Im Gegensatz dazu verteidigte SPD-Innenexperte Dieter Wiefelspütz die Ablehnung des Asylantrags. Er sehe dafür keinen Grund. »Ich kann nicht erkennen, dass der Mann politisch verfolgt wird«, sagte er der »Mitteldeutschen Zeitung« (Online) aus Halle. »Er hat möglicherweise Geheimnisverrat begangen aus Gewissensgründen. Er ist vielleicht ein Held der Freiheit. Das schützt aber nicht vor den rechtlichen Konsequenzen.«

Am Mittwoch traf in Berlin das Parlamentarische Kontrollgremium des Bundestages für die Geheimdienste zu einer Sondersitzung zusammen. Auch dort bestätigten Bundesregierung und Nachrichtendienste noch einmal, nichts von den Spähangriffen im Rahmen des Spionageprogramms PRISM gewusst zu haben.

* Aus: neues deutschland, Donnerstag, 4. Juli 2013


Wanze in Ecuadors Botschaft

Appell von Assange / Estland beunruhigt **

Die ecuadorianische Botschaft in London ist nach Angaben der Regierung in Quito ebenfalls abgehört worden. »In den Büros« von Botschafterin Ana Albán sei »ein verstecktes Mikrofon gefunden worden«, sagte Außenminister Ricardo Patiño am Dienstag in Quito. Die Wanze sei bei einer Überprüfung der Räumlichkeiten vor seinem Besuch in Großbritannien Mitte Juni entdeckt worden.

Wikileaks-Gründer Julian Assange, der weiterhin in der Botschaft Zuflucht findet, hat an Deutschland und Frankreich appelliert, den früheren US-Geheimdienstmitarbeiter Edward Snowden aufzunehmen. »Die Staaten der Europäischen Union, vor allem Frankreich und Deutschland, müssen ihm den bestmöglichen Empfang bereiten, unter welchem Status auch immer«, schrieb Assange in einem am Mittwoch in der Zeitung »Le Monde« veröffentlichten Beitrag, den er gemeinsam mit dem Chef der Journalistenorganisation Reporter ohne Grenzen, Christophe Deloire, verfasste.

Als Träger des Friedensnobelpreises 2012 müsse die EU »ihren Willen unter Beweis stellen, die Informationsfreiheit zu verteidigen, was auch immer die Sorgen vor politischem Druck seitens ihres ›besten Verbündeten‹ USA sind«, heißt es in dem Text weiter. Die EU-Staaten seien Snowden wegen seiner Enthüllungen über die Spionagetätigkeit des US-Geheimdienstes NSA »zu Dank verpflichtet«. Wenn Snowden weiterhin im Transitbereich des Flughafens von Moskau festsitzen müsse, dann würden die EU-Staaten »ihre Prinzipien aufgeben«.

Der Botschafter der USA in Estland ist nach den Enthüllungen Snowdens über US-amerikanische Lauschangriffe in Europa ins Außenministerium in Tallinn einbestellt worden.
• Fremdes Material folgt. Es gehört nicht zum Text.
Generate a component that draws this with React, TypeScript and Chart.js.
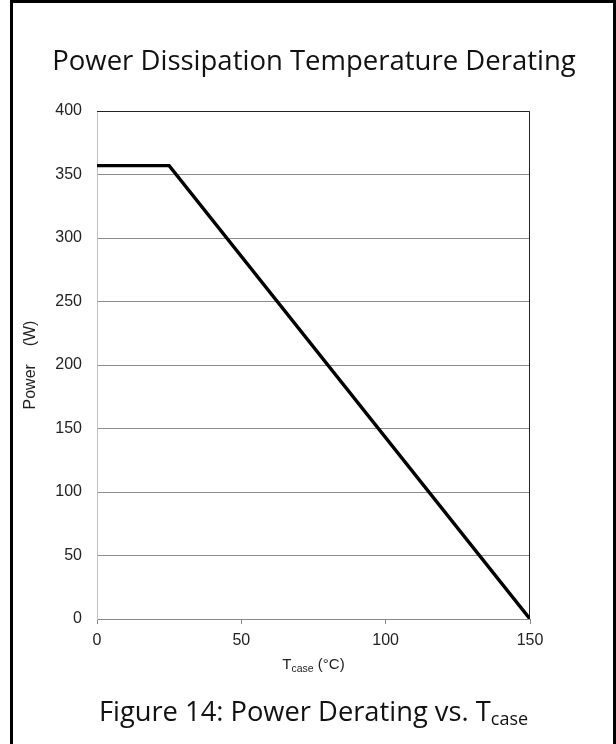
import React, { useEffect, useRef } from "react";
import { Chart, registerables } from "chart.js";
Chart.register(...registerables);

const tempC = [0, 25, 150];
const powerW = [357, 357, 0];
const yTickValues = [0, 50, 100, 150, 200, 250, 300, 350, 400];
const xTickValues = [0, 50, 100, 150];
const chartTitle = "Power Dissipation Temperature Derating";
const yAxisTitle = "Power    (W)";
const captionMain = "Figure 14: Power Derating vs. T";
const captionSub = "case";

const W = 616;
const H = 744;
const AREA = { left: 97, right: 530, top: 111, bottom: 619 };

export default function App() {
  const ref = useRef<HTMLCanvasElement | null>(null);

  useEffect(() => {
    if (!ref.current) return;
    const frame = {
      id: "plotFrame",
      beforeDatasetsDraw(chart: any) {
        const { ctx, chartArea: a } = chart;
        ctx.save();
        ctx.strokeStyle = "#222";
        ctx.lineWidth = 1;
        ctx.beginPath();
        ctx.moveTo(a.left, a.top + 0.5);
        ctx.lineTo(a.right - 0.5, a.top + 0.5);
        ctx.lineTo(a.right - 0.5, a.bottom);
        ctx.stroke();
        ctx.restore();
      },
    };
    const chart = new Chart(ref.current, {
      type: "line",
      data: {
        datasets: [
          {
            data: tempC.map((t, i) => ({ x: t, y: powerW[i] })),
            borderColor: "#000",
            borderWidth: 3.4,
            pointRadius: 0,
            tension: 0,
            fill: false,
          },
        ],
      },
      options: {
        responsive: false,
        animation: false,
        layout: {
          padding: { left: 0, top: AREA.top, right: W - AREA.right, bottom: 0 },
        },
        plugins: { legend: { display: false }, tooltip: { enabled: false }, title: { display: false } },
        scales: {
          x: {
            type: "linear",
            min: 0,
            max: 150,
            afterBuildTicks: (s: any) => {
              s.ticks = xTickValues.map((v) => ({ value: v }));
            },
            afterFit: (s: any) => {
              s.height = H - AREA.bottom;
            },
            grid: { drawOnChartArea: false, drawTicks: true, tickLength: 5, color: "#888" },
            border: { color: "#888", width: 1 },
            ticks: {
              padding: 7,
              color: "#222",
              font: { family: "'Liberation Sans', Arial, sans-serif", size: 16 },
              maxRotation: 0,
            },
          },
          y: {
            type: "linear",
            min: 0,
            max: 400,
            afterBuildTicks: (s: any) => {
              s.ticks = yTickValues.map((v) => ({ value: v }));
            },
            afterFit: (s: any) => {
              s.width = AREA.left;
            },
            grid: { drawTicks: false, color: "#8c8c8c", lineWidth: 1 },
            border: { color: "#c0c0c0", width: 1 },
            ticks: {
              padding: 15,
              color: "#222",
              font: { family: "'Liberation Sans', Arial, sans-serif", size: 16 },
            },
            title: {
              display: true,
              text: yAxisTitle,
              color: "#222",
              padding: { top: 21, bottom: 0 },
              font: { family: "'Liberation Sans', Arial, sans-serif", size: 16 },
            },
          },
        },
      },
      plugins: [frame],
    });
    return () => chart.destroy();
  }, []);

  return (
    <div
      style={{
        position: "absolute",
        left: 0,
        top: 0,
        width: W,
        height: H,
        background: "#fff",
        overflow: "hidden",
      }}
    >
      <canvas ref={ref} width={W} height={H} style={{ position: "absolute", left: 0, top: 0 }} />
      <div
        style={{
          position: "absolute",
          left: 10,
          top: 0,
          width: 600,
          height: H + 10,
          borderLeft: "3px solid #000",
          borderTop: "3px solid #000",
          borderRight: "3px solid #000",
          pointerEvents: "none",
        }}
      />
      <div
        style={{
          position: "absolute",
          left: 6,
          width: W,
          top: 41,
          textAlign: "center",
          fontFamily: "'Open Sans', 'Noto Sans', sans-serif",
          fontSize: 27.5,
          lineHeight: "38px",
          color: "#111",
          whiteSpace: "nowrap",
        }}
      >
        {chartTitle}
      </div>
      <div
        style={{
          position: "absolute",
          left: AREA.left,
          width: AREA.right - AREA.left,
          top: 654,
          textAlign: "center",
          fontFamily: "'Liberation Sans', Arial, sans-serif",
          fontSize: 15,
          lineHeight: "20px",
          color: "#222",
          whiteSpace: "nowrap",
        }}
      >
        T<sub style={{ fontSize: 10.5, verticalAlign: "-3px" }}>case</sub> (°C)
      </div>
      <div
        style={{
          position: "absolute",
          left: AREA.left - 40,
          width: AREA.right - AREA.left + 80,
          top: 692,
          textAlign: "center",
          fontFamily: "'Open Sans', 'Noto Sans', sans-serif",
          fontSize: 27.3,
          lineHeight: "38px",
          color: "#111",
          whiteSpace: "nowrap",
        }}
      >
        {captionMain}
        <sub style={{ fontSize: 18, verticalAlign: "-4px" }}>{captionSub}</sub>
      </div>
    </div>
  );
}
Der Diplomat solle die »beunruhigenden Medienberichte« erklären, in denen von umfangreichen Abhörmaßnahmen gegen Einrichtungen der EU die Rede ist, zitierte die Nachrichtenagentur BNS am Mittwoch einen Ministeriumssprecher.

»Estland betrachtet die Freiheit des Internets als ein sehr wichtiges Prinzip«, betonte Außenminister Urmas Paet. »Der Datenschutz und die Online-Privatsphäre müssen garantiert sein.« Das baltische Land gehört zu den Staaten mit der weltweit höchsten Nutzung des Internets.